Records from a data collection:
▼

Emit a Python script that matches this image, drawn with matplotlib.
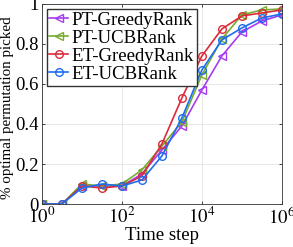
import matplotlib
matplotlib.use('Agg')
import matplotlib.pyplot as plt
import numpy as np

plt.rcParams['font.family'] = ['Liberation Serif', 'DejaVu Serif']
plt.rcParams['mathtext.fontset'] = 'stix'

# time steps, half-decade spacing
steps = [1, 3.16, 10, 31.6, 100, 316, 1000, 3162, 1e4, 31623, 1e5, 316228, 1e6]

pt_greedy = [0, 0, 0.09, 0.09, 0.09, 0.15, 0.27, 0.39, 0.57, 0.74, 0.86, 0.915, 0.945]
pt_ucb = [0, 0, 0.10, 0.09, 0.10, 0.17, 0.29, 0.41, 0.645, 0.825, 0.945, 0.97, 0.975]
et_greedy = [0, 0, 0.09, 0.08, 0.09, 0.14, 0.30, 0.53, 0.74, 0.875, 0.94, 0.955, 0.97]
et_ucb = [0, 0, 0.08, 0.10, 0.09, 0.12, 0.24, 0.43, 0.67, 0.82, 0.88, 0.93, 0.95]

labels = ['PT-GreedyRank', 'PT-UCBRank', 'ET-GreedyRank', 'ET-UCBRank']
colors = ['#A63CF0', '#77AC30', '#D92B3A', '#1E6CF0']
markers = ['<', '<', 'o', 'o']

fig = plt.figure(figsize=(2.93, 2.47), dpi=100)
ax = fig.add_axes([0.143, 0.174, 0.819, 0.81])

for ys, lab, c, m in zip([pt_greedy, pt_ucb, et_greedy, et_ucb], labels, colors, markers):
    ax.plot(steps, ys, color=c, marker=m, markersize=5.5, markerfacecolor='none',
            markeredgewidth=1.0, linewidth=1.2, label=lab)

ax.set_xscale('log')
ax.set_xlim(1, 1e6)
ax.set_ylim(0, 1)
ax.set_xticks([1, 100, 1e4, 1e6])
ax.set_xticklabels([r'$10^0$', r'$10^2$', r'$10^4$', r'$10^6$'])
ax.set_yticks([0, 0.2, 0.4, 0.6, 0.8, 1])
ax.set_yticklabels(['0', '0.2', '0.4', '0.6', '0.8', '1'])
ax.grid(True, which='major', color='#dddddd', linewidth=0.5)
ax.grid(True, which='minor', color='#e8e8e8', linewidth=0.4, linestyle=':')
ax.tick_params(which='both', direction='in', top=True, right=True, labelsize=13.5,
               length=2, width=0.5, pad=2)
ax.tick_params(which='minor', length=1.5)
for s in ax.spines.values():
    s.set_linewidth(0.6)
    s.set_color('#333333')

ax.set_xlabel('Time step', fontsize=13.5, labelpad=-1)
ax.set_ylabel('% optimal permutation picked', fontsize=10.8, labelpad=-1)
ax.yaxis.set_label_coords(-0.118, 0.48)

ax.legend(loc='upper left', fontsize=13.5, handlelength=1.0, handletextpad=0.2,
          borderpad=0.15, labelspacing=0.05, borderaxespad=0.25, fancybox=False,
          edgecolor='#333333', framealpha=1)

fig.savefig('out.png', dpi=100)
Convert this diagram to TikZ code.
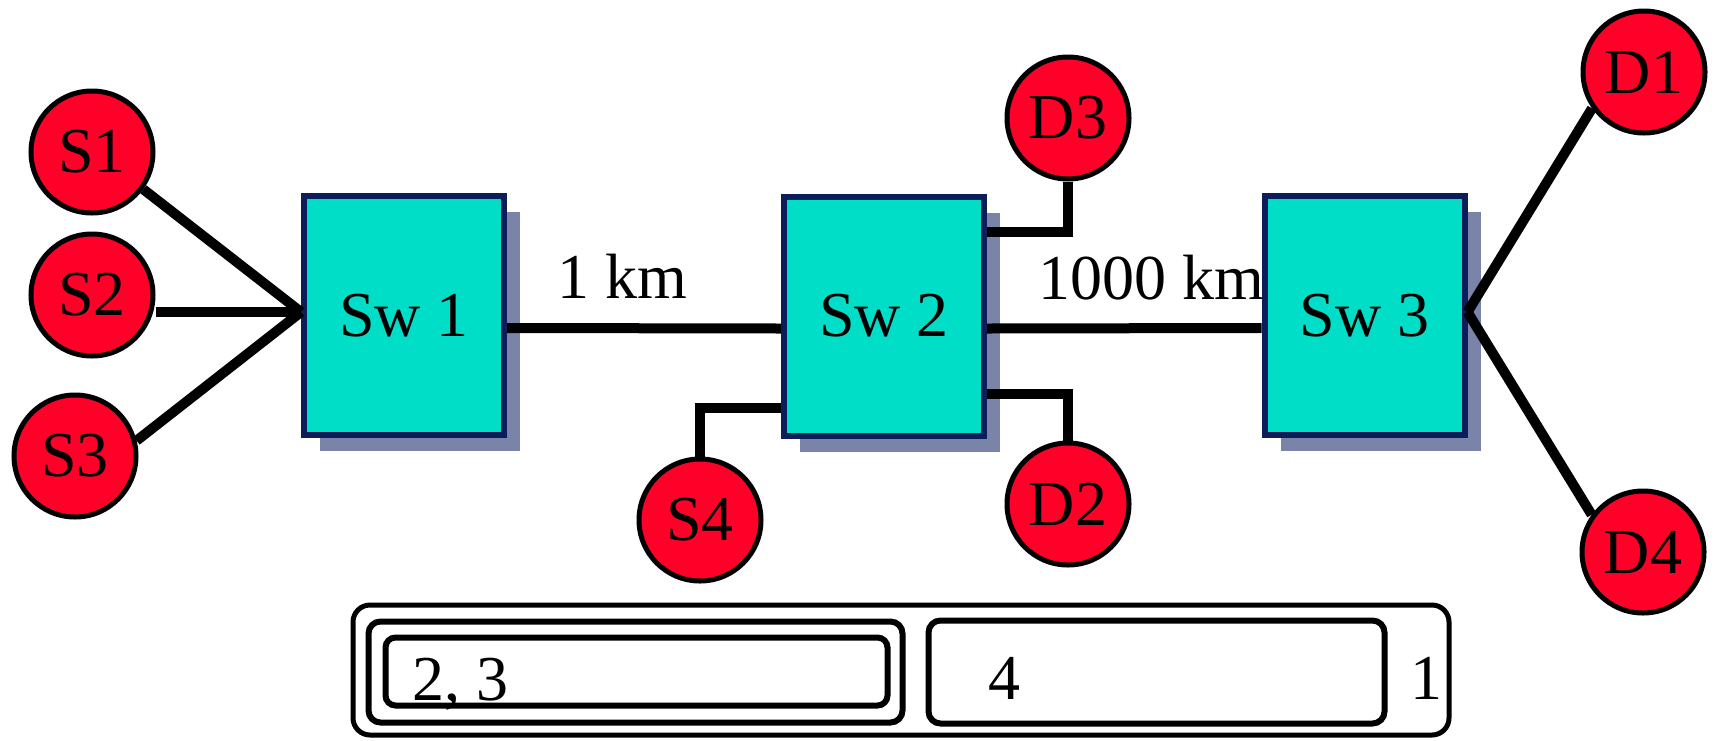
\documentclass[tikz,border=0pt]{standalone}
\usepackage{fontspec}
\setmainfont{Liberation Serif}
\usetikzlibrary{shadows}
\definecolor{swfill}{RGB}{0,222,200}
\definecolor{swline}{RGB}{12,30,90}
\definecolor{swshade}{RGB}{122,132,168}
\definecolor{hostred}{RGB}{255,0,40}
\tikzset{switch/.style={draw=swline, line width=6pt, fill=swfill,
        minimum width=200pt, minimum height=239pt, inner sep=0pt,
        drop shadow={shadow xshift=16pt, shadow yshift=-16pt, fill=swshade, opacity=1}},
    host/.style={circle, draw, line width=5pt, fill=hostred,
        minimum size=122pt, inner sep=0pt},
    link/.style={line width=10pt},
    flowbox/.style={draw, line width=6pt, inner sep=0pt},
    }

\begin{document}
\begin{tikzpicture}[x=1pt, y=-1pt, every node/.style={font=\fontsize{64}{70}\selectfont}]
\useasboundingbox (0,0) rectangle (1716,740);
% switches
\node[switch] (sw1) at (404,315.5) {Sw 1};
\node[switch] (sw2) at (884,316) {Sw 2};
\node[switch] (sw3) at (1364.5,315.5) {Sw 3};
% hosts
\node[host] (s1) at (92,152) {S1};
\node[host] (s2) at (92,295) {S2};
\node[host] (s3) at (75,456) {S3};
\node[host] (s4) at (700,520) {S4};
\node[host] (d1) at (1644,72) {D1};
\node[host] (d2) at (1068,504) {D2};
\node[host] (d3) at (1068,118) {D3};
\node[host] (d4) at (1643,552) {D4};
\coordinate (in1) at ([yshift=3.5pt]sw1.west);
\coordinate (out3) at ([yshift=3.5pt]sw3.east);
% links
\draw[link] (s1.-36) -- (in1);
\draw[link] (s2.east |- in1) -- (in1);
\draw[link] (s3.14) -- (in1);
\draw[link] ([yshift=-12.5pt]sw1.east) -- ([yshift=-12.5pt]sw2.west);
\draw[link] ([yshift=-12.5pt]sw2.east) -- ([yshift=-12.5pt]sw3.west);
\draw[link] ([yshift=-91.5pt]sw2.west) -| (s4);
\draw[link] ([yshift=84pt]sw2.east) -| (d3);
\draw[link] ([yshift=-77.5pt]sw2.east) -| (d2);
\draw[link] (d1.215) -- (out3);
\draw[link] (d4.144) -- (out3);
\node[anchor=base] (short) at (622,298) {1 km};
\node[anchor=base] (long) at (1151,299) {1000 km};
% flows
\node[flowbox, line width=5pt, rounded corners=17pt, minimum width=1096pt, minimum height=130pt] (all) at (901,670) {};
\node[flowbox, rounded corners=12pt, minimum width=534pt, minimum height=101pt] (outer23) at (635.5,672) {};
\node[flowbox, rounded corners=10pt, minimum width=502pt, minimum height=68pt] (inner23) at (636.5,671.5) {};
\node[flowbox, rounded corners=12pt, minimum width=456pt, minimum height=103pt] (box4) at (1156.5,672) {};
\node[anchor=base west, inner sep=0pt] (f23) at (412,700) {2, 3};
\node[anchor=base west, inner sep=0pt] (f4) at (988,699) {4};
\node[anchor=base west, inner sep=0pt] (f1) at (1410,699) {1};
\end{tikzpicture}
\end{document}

▲

WORK INSTRUCTIONS :: Pull out every line containing "this".

ANSWER IN FULL ::
Emit a Python script that matches this image, drawn with matplotlib.
Convert this diagram to TikZ code.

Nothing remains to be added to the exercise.